Zu Wieschkes Stellvertretern im thüringischen Landesvorstand wurden der Organisator des Rechtsrock-Events „Rock für Deutschland“, Gordon Richter, und der mehrfach verurteilte Neonazi Thorsten Heise gewählt. Ferner gehören dem insgesamt zehnköpfigen Vorstand als Beisitzer an: Roy Elbert aus Nordhausen, das ehemalige Mitglied der Kameradschaft Bad-Salzungen, Hendrik Heller, der Aktivist der „Gesellschaft für freie Publizistik“, Tobias Kammler, Jan Morgenroth, Vorsitzender des NPD-Kreisverbandes Weimar/Weimarer Land, der langjährige „Anti-Antifa“-Fotograf Sebastian Reiche und der Betreiber des Germania-Versandes, Patrick Weber aus Sondershausen.

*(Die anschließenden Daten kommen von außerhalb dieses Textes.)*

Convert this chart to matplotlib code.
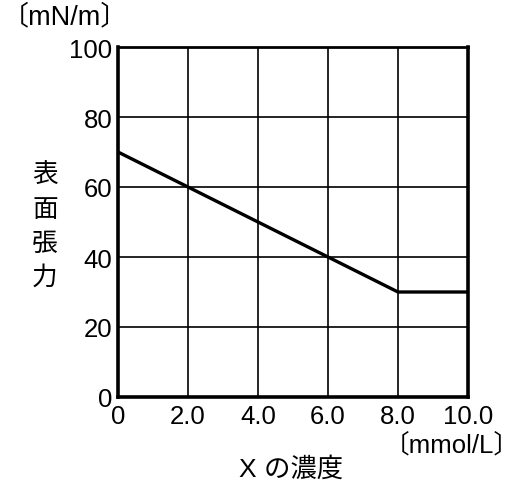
import matplotlib
matplotlib.use('Agg')
import matplotlib.pyplot as plt

plt.rcParams['font.family'] = ['Liberation Sans', 'Noto Sans CJK JP']

# concentration of X [mmol/L] and surface tension [mN/m]
conc = [0.0, 8.0, 10.0]
tension = [70.0, 30.0, 30.0]

x_ticks = [0, 2, 4, 6, 8, 10]
x_labels = ['0', '2.0', '4.0', '6.0', '8.0', '10.0']
y_ticks = [0, 20, 40, 60, 80, 100]
y_labels = ['0', '20', '40', '60', '80', '100']

fig = plt.figure(figsize=(5.22, 4.85), dpi=100)
ax = fig.add_axes([118 / 522, 1 - 398 / 485, 350 / 522, 350 / 485])

ax.plot(conc, tension, color='black', lw=2.4, solid_capstyle='butt')

ax.set_xlim(0, 10)
ax.set_ylim(0, 100)
ax.set_xticks(x_ticks)
ax.set_xticklabels(x_labels)
ax.set_yticks(y_ticks)
ax.set_yticklabels(y_labels)
ax.tick_params(length=0, labelsize=18.5)
ax.tick_params(axis='x', pad=5)
ax.tick_params(axis='y', pad=4)
ax.grid(True, color='black', lw=1.2)
ax.set_axisbelow(True)
for side in ['left', 'bottom', 'right']:
    ax.spines[side].set_linewidth(2.6)
ax.spines['top'].set_linewidth(2.0)

fig.text(65 / 522, 1 - 17 / 485, '〔mN/m〕', fontsize=19.5, ha='center', va='center')
for i, ch in enumerate('表面張力'):
    fig.text(45 / 522, 1 - (176 + i * 34) / 485, ch, fontsize=18.5, ha='center', va='center')
fig.text(291 / 522, 1 - 469 / 485, 'X の濃度', fontsize=19, ha='center', va='center')
fig.text(452 / 522, 1 - 445 / 485, '〔mmol/L〕', fontsize=18.5, ha='center', va='center')

fig.savefig('out.png', dpi=100)
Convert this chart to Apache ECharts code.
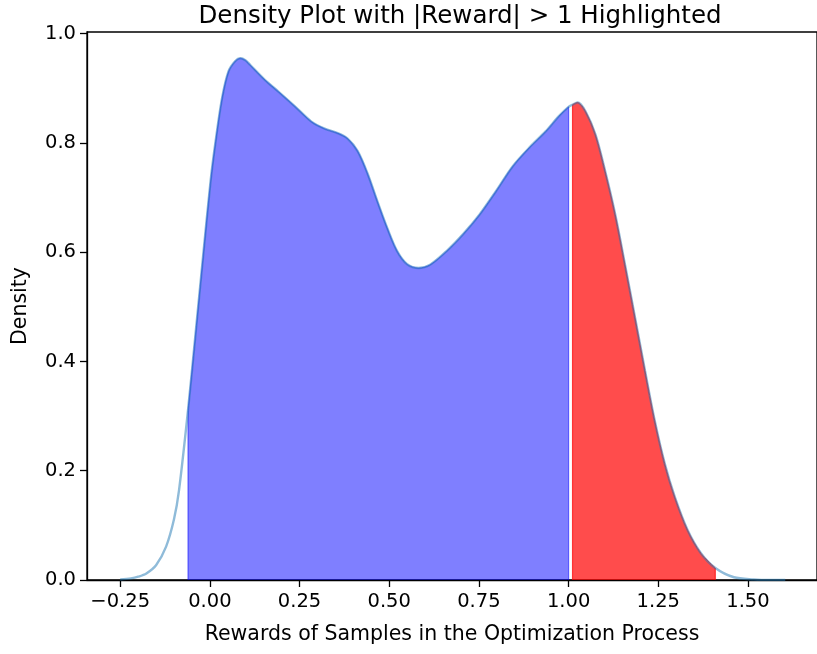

Die einzige Frau in der Männer-Riege des neuen Vorstandes ist Monique Möller aus dem Unstrut-Hainich Kreis.
Medienvertreter ausdrücklich willkommen geheißen
Im Vorfeld des Parteitages am 12. Mai hatte sich der amtierende Landesgeschäftsführer Wieschke ungewöhnlich offen präsentiert und Medienvertreter ausdrücklich eingeladen und willkommen geheißen. Die NPD im Geburtsland des „Nationalsozialistischen Untergrund“ (NSU) ist verzweifelt bemüht, sich öffentlich von dem rechtsterroristischen Netz zu distanzieren. Dabei gehörte Wieschke als Mitglied des THS seinerzeit selbst zum Umfeld der Neonazi-Gruppe aus dem Untergrund. Auch seine Vorstrafe ist in den Kreisen rechtsextremer Parteien nicht außergewöhnlich: immerhin sind zehn der 23 Mandatsträger der extremen Rechten in dem Bundesland in 29 Fällen rechtskräftig verurteilt.
Ob der neue Landesvorstand dem von der Bundes-NPD ausgegebenen Motto der „seriösen Radikalität“ genügen kann, darf bezweifelt werden. Auch der von den thüringischen Neonazis herbeigesehnte Sprung in den Landtag im Herbst 2014 ist fraglich. Bereits im Landtagswahlkampf 2009 hatte sich die Partei mit einer Materialschlacht fast verausgabt, die Wahlkampfkosten wurden auf mehr als 160.000 Euro geschätzt. Mit 4,3 Prozent stand am Wahlabend zwar das beste Landtagswahlergebnis der NPD in Thüringen fest, für den Einzug in den Landtag reichte es aber nicht.